§ **Goal of the exercise**
Pull out every line in the data that has the string "with" in it.

§ **Available data**
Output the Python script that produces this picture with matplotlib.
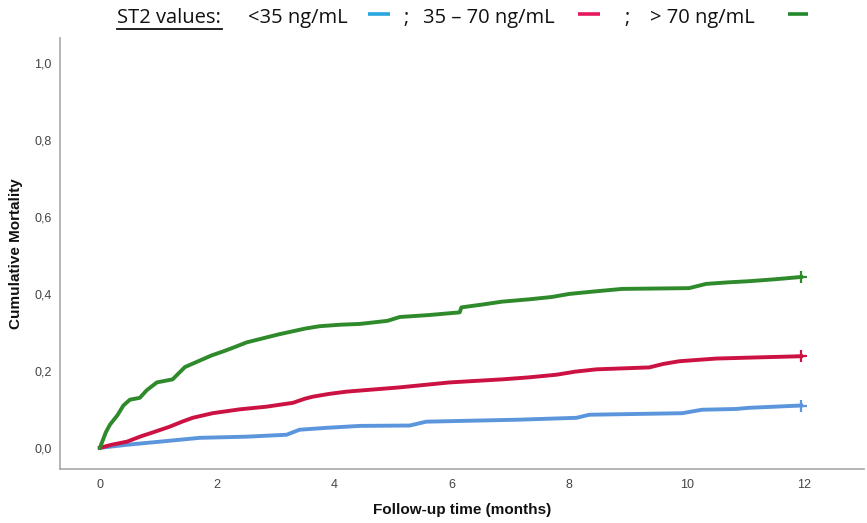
import matplotlib

matplotlib.use("Agg")
import matplotlib.pyplot as plt
from matplotlib.lines import Line2D

W, H = 867, 523

# Kaplan-Meier style cumulative mortality
green_t = [0, 0.05, 0.1, 0.17, 0.3, 0.4, 0.51, 0.68, 0.8, 0.97, 1.24, 1.35, 1.45, 1.6,
           1.75, 1.9, 2.09, 2.3, 2.5, 2.84, 3.05, 3.29, 3.5, 3.74, 4.1, 4.43, 4.9, 5.11,
           5.6, 6.13, 6.16, 6.5, 6.86, 7.32, 7.7, 8.0, 8.4, 8.9, 10.04, 10.33, 10.7,
           11.06, 11.5, 11.95]
green_y = [0, 0.02, 0.04, 0.06, 0.085, 0.11, 0.125, 0.13, 0.15, 0.17, 0.178, 0.195, 0.21,
           0.22, 0.23, 0.24, 0.25, 0.262, 0.274, 0.287, 0.295, 0.303, 0.31, 0.316, 0.32,
           0.322, 0.33, 0.34, 0.345, 0.352, 0.365, 0.372, 0.38, 0.386, 0.392, 0.40, 0.406,
           0.413, 0.415, 0.426, 0.43, 0.433, 0.438, 0.444]

red_t = [0, 0.2, 0.46, 0.7, 0.9, 1.19, 1.4, 1.58, 1.92, 2.38, 2.84, 3.29, 3.5, 3.63, 3.9,
         4.2, 5.1, 5.96, 6.86, 7.3, 7.78, 8.1, 8.46, 9.36, 9.6, 9.87, 10.5, 11.2, 11.95]
red_y = [0, 0.008, 0.016, 0.03, 0.04, 0.055, 0.068, 0.078, 0.09, 0.1, 0.107, 0.117, 0.128,
         0.133, 0.14, 0.146, 0.157, 0.17, 0.178, 0.183, 0.19, 0.198, 0.204, 0.209, 0.218,
         0.225, 0.232, 0.235, 0.238]

blue_t = [0, 0.46, 1.02, 1.7, 2.5, 3.18, 3.4, 3.86, 4.43, 5.28, 5.56, 7.1, 8.12, 8.34,
          9.92, 10.26, 10.84, 11.06, 11.95]
blue_y = [0, 0.008, 0.016, 0.026, 0.029, 0.034, 0.047, 0.052, 0.057, 0.058, 0.068, 0.073,
          0.078, 0.086, 0.09, 0.099, 0.101, 0.104, 0.11]

x_ticks = [0, 2, 4, 6, 8, 10, 12]
y_ticks = [0.0, 0.2, 0.4, 0.6, 0.8, 1.0]
y_tick_labels = ["0,0", "0,2", "0,4", "0,6", "0,8", "1,0"]

series = [
    (blue_t, blue_y, "#5b96dc"),
    (red_t, red_y, "#cc1242"),
    (green_t, green_y, "#2f8a2c"),
]

fig = plt.figure(figsize=(W / 100, H / 100), dpi=100)
ax = fig.add_axes([60 / W, 1 - 469 / H, (864 - 60) / W, (469 - 38) / H])

for t, y, color in series:
    ax.plot(t, y, color=color, lw=2.8, solid_joinstyle="round")
    ax.plot(t[-1], y[-1], marker="+", ms=9, mew=1.6, color=color)

ax.set_xlim(-0.68, 13.02)
ax.set_ylim(-0.055, 1.065)
ax.set_xticks(x_ticks)
ax.set_yticks(y_ticks)
ax.set_yticklabels(y_tick_labels)

tick_font = ["Liberation Sans Narrow", "Liberation Sans", "DejaVu Sans"]
ax.tick_params(length=0, labelsize=9, colors="#444444")
ax.tick_params(axis="x", pad=7)
ax.tick_params(axis="y", pad=6)
for lab in ax.get_xticklabels() + ax.get_yticklabels():
    lab.set_family(tick_font)

for side in ["top", "right"]:
    ax.spines[side].set_visible(False)
for side in ["left", "bottom"]:
    ax.spines[side].set_color("#a8a8a8")
    ax.spines[side].set_linewidth(1.2)

label_font = ["Liberation Sans", "DejaVu Sans"]
ax.set_xlabel("Follow-up time (months)", family=label_font, fontweight="bold",
              fontsize=11, labelpad=9, color="#111111")
ax.set_ylabel("Cumulative Mortality", family=label_font, fontweight="bold",
              fontsize=11, labelpad=8, color="#111111")

# title built from pieces with coloured dashes
title_font = ["Open Sans", "DejaVu Sans"]
base_y = 1 - 23 / H
dash_y = 1 - 13.5 / H
pieces = [
    (117, "ST2 values:"),
    (248, "<35 ng/mL"),
    (403, ";"),
    (423, "35 \u2013 70 ng/mL"),
    (624, ";"),
    (650, "> 70 ng/mL"),
]
for x, txt in pieces:
    fig.text(x / W, base_y, txt, family=title_font, fontsize=14.5, va="baseline",
             ha="left", color="#111111")
fig.add_artist(Line2D([117 / W, 222 / W], [1 - 29.5 / H] * 2, color="#111111", lw=1.3))

dashes = [(368, 390, "#2aa6df"), (578, 600, "#e6175c"), (788, 808, "#21892b")]
for x0, x1, color in dashes:
    fig.add_artist(Line2D([x0 / W, x1 / W], [dash_y, dash_y], color=color, lw=2.6,
                          solid_capstyle="butt"))

fig.savefig("out.png", dpi=100, facecolor="white")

§ **Response to this task**
Output the Python script that produces this picture with matplotlib.
# title built from pieces with coloured dashes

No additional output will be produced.